* Start Material provided *

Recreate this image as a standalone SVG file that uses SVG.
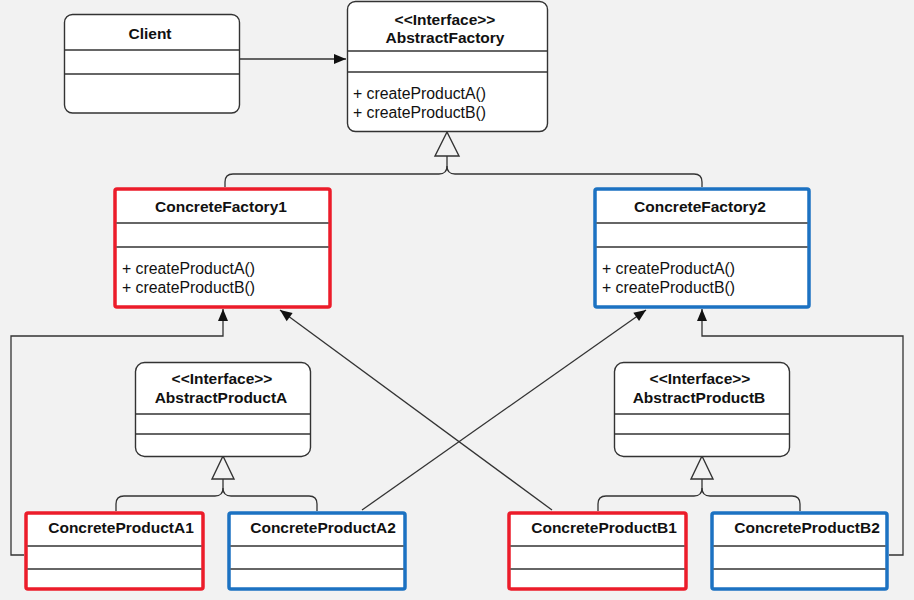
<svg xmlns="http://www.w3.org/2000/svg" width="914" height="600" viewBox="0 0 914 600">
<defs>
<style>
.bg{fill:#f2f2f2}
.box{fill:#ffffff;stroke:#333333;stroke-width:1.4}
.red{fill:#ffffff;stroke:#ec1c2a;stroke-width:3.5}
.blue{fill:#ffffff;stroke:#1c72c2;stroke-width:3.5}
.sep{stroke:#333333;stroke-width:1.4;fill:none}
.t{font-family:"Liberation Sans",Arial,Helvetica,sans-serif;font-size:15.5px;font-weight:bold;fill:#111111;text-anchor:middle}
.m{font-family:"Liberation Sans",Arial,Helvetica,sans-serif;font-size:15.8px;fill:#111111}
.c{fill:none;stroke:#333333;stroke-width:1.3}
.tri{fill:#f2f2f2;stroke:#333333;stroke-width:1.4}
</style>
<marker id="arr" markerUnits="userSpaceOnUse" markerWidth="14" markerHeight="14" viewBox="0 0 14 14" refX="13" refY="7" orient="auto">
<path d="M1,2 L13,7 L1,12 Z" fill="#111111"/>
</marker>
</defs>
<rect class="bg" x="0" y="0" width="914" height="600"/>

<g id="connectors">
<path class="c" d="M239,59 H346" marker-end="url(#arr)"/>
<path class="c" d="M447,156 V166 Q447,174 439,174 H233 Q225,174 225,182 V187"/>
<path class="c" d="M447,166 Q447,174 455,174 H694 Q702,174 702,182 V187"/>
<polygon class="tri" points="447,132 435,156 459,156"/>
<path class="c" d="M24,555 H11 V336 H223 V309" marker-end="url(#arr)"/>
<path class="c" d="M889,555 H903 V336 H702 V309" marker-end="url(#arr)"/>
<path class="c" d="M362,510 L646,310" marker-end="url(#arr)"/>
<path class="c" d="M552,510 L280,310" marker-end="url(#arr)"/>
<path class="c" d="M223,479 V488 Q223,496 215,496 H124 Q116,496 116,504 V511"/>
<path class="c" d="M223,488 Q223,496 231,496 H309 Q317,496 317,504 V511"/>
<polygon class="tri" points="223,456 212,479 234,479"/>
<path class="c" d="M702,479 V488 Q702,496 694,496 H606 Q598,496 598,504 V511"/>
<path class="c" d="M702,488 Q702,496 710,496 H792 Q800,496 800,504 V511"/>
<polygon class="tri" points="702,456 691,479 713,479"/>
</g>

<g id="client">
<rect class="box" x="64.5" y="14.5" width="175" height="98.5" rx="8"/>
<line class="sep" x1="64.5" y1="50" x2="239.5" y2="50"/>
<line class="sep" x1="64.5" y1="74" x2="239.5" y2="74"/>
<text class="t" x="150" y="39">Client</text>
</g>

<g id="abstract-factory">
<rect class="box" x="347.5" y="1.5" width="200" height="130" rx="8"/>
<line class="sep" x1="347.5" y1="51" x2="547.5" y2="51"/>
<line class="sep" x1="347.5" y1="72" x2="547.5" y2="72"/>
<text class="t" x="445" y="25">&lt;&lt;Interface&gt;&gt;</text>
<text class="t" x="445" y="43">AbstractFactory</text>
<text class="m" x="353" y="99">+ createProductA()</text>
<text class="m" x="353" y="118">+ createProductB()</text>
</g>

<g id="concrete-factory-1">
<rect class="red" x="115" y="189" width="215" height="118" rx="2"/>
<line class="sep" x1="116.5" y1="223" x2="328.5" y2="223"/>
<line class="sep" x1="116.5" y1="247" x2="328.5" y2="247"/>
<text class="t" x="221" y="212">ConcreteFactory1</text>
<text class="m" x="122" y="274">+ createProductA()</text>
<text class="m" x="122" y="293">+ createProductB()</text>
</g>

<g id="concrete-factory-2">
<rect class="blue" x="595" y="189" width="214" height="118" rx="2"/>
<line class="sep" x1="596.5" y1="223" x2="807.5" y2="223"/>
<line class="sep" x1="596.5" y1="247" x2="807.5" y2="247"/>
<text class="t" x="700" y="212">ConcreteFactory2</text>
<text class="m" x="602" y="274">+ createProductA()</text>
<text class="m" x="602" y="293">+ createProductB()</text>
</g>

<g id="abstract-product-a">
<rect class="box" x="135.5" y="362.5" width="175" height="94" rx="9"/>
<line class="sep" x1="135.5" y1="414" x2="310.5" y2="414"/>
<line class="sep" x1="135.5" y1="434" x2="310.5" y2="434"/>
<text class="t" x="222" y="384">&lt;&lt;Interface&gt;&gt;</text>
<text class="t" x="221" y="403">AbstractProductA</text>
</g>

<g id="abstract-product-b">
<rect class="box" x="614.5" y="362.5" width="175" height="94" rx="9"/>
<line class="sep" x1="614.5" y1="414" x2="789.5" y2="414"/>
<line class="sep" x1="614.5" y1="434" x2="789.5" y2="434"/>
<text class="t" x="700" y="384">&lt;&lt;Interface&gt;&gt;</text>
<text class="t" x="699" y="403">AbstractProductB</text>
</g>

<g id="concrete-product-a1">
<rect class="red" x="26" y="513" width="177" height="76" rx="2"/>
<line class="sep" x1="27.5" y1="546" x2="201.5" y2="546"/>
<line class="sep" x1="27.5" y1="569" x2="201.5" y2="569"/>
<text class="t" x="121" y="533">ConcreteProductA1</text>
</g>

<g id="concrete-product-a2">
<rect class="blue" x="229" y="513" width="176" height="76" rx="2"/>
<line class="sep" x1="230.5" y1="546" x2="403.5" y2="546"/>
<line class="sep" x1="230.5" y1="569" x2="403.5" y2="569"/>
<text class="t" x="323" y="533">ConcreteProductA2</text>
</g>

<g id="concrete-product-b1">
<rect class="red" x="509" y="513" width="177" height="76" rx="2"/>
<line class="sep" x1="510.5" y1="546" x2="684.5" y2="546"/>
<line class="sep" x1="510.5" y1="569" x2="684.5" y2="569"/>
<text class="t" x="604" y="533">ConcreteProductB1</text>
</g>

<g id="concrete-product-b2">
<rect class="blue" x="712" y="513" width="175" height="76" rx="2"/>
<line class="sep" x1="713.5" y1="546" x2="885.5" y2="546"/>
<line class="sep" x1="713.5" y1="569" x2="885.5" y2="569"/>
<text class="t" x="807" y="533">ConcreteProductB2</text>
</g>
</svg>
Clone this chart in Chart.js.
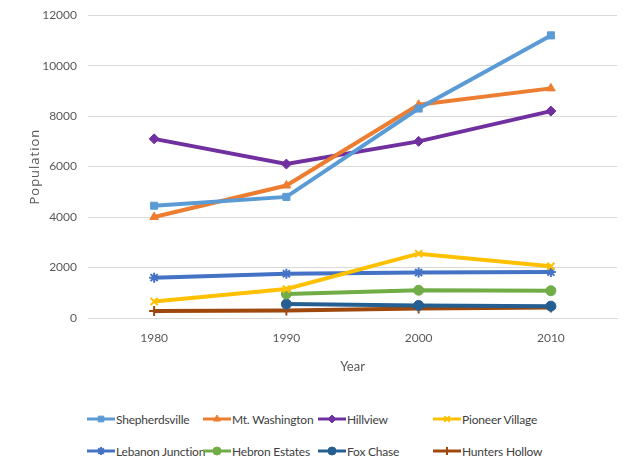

* End Material provided *

What to do => Transcribe the full listing above exactly, with the images removed.

Completed task =>
Recreate this image as a standalone SVG file that uses SVG.
<svg xmlns="http://www.w3.org/2000/svg" width="914" height="600" viewBox="0 0 914 600">
<defs>
<style>
.bg{fill:#f2f2f2}
.box{fill:#ffffff;stroke:#333333;stroke-width:1.4}
.red{fill:#ffffff;stroke:#ec1c2a;stroke-width:3.5}
.blue{fill:#ffffff;stroke:#1c72c2;stroke-width:3.5}
.sep{stroke:#333333;stroke-width:1.4;fill:none}
.t{font-family:"Liberation Sans",Arial,Helvetica,sans-serif;font-size:15.5px;font-weight:bold;fill:#111111;text-anchor:middle}
.m{font-family:"Liberation Sans",Arial,Helvetica,sans-serif;font-size:15.8px;fill:#111111}
.c{fill:none;stroke:#333333;stroke-width:1.3}
.tri{fill:#f2f2f2;stroke:#333333;stroke-width:1.4}
</style>
<marker id="arr" markerUnits="userSpaceOnUse" markerWidth="14" markerHeight="14" viewBox="0 0 14 14" refX="13" refY="7" orient="auto">
<path d="M1,2 L13,7 L1,12 Z" fill="#111111"/>
</marker>
</defs>
<rect class="bg" x="0" y="0" width="914" height="600"/>

<g id="connectors">
<path class="c" d="M239,59 H346" marker-end="url(#arr)"/>
<path class="c" d="M447,156 V166 Q447,174 439,174 H233 Q225,174 225,182 V187"/>
<path class="c" d="M447,166 Q447,174 455,174 H694 Q702,174 702,182 V187"/>
<polygon class="tri" points="447,132 435,156 459,156"/>
<path class="c" d="M24,555 H11 V336 H223 V309" marker-end="url(#arr)"/>
<path class="c" d="M889,555 H903 V336 H702 V309" marker-end="url(#arr)"/>
<path class="c" d="M362,510 L646,310" marker-end="url(#arr)"/>
<path class="c" d="M552,510 L280,310" marker-end="url(#arr)"/>
<path class="c" d="M223,479 V488 Q223,496 215,496 H124 Q116,496 116,504 V511"/>
<path class="c" d="M223,488 Q223,496 231,496 H309 Q317,496 317,504 V511"/>
<polygon class="tri" points="223,456 212,479 234,479"/>
<path class="c" d="M702,479 V488 Q702,496 694,496 H606 Q598,496 598,504 V511"/>
<path class="c" d="M702,488 Q702,496 710,496 H792 Q800,496 800,504 V511"/>
<polygon class="tri" points="702,456 691,479 713,479"/>
</g>

<g id="client">
<rect class="box" x="64.5" y="14.5" width="175" height="98.5" rx="8"/>
<line class="sep" x1="64.5" y1="50" x2="239.5" y2="50"/>
<line class="sep" x1="64.5" y1="74" x2="239.5" y2="74"/>
<text class="t" x="150" y="39">Client</text>
</g>

<g id="abstract-factory">
<rect class="box" x="347.5" y="1.5" width="200" height="130" rx="8"/>
<line class="sep" x1="347.5" y1="51" x2="547.5" y2="51"/>
<line class="sep" x1="347.5" y1="72" x2="547.5" y2="72"/>
<text class="t" x="445" y="25">&lt;&lt;Interface&gt;&gt;</text>
<text class="t" x="445" y="43">AbstractFactory</text>
<text class="m" x="353" y="99">+ createProductA()</text>
<text class="m" x="353" y="118">+ createProductB()</text>
</g>

<g id="concrete-factory-1">
<rect class="red" x="115" y="189" width="215" height="118" rx="2"/>
<line class="sep" x1="116.5" y1="223" x2="328.5" y2="223"/>
<line class="sep" x1="116.5" y1="247" x2="328.5" y2="247"/>
<text class="t" x="221" y="212">ConcreteFactory1</text>
<text class="m" x="122" y="274">+ createProductA()</text>
<text class="m" x="122" y="293">+ createProductB()</text>
</g>

<g id="concrete-factory-2">
<rect class="blue" x="595" y="189" width="214" height="118" rx="2"/>
<line class="sep" x1="596.5" y1="223" x2="807.5" y2="223"/>
<line class="sep" x1="596.5" y1="247" x2="807.5" y2="247"/>
<text class="t" x="700" y="212">ConcreteFactory2</text>
<text class="m" x="602" y="274">+ createProductA()</text>
<text class="m" x="602" y="293">+ createProductB()</text>
</g>

<g id="abstract-product-a">
<rect class="box" x="135.5" y="362.5" width="175" height="94" rx="9"/>
<line class="sep" x1="135.5" y1="414" x2="310.5" y2="414"/>
<line class="sep" x1="135.5" y1="434" x2="310.5" y2="434"/>
<text class="t" x="222" y="384">&lt;&lt;Interface&gt;&gt;</text>
<text class="t" x="221" y="403">AbstractProductA</text>
</g>

<g id="abstract-product-b">
<rect class="box" x="614.5" y="362.5" width="175" height="94" rx="9"/>
<line class="sep" x1="614.5" y1="414" x2="789.5" y2="414"/>
<line class="sep" x1="614.5" y1="434" x2="789.5" y2="434"/>
<text class="t" x="700" y="384">&lt;&lt;Interface&gt;&gt;</text>
<text class="t" x="699" y="403">AbstractProductB</text>
</g>

<g id="concrete-product-a1">
<rect class="red" x="26" y="513" width="177" height="76" rx="2"/>
<line class="sep" x1="27.5" y1="546" x2="201.5" y2="546"/>
<line class="sep" x1="27.5" y1="569" x2="201.5" y2="569"/>
<text class="t" x="121" y="533">ConcreteProductA1</text>
</g>

<g id="concrete-product-a2">
<rect class="blue" x="229" y="513" width="176" height="76" rx="2"/>
<line class="sep" x1="230.5" y1="546" x2="403.5" y2="546"/>
<line class="sep" x1="230.5" y1="569" x2="403.5" y2="569"/>
<text class="t" x="323" y="533">ConcreteProductA2</text>
</g>

<g id="concrete-product-b1">
<rect class="red" x="509" y="513" width="177" height="76" rx="2"/>
<line class="sep" x1="510.5" y1="546" x2="684.5" y2="546"/>
<line class="sep" x1="510.5" y1="569" x2="684.5" y2="569"/>
<text class="t" x="604" y="533">ConcreteProductB1</text>
</g>

<g id="concrete-product-b2">
<rect class="blue" x="712" y="513" width="175" height="76" rx="2"/>
<line class="sep" x1="713.5" y1="546" x2="885.5" y2="546"/>
<line class="sep" x1="713.5" y1="569" x2="885.5" y2="569"/>
<text class="t" x="807" y="533">ConcreteProductB2</text>
</g>
</svg>
Clone this chart in Chart.js.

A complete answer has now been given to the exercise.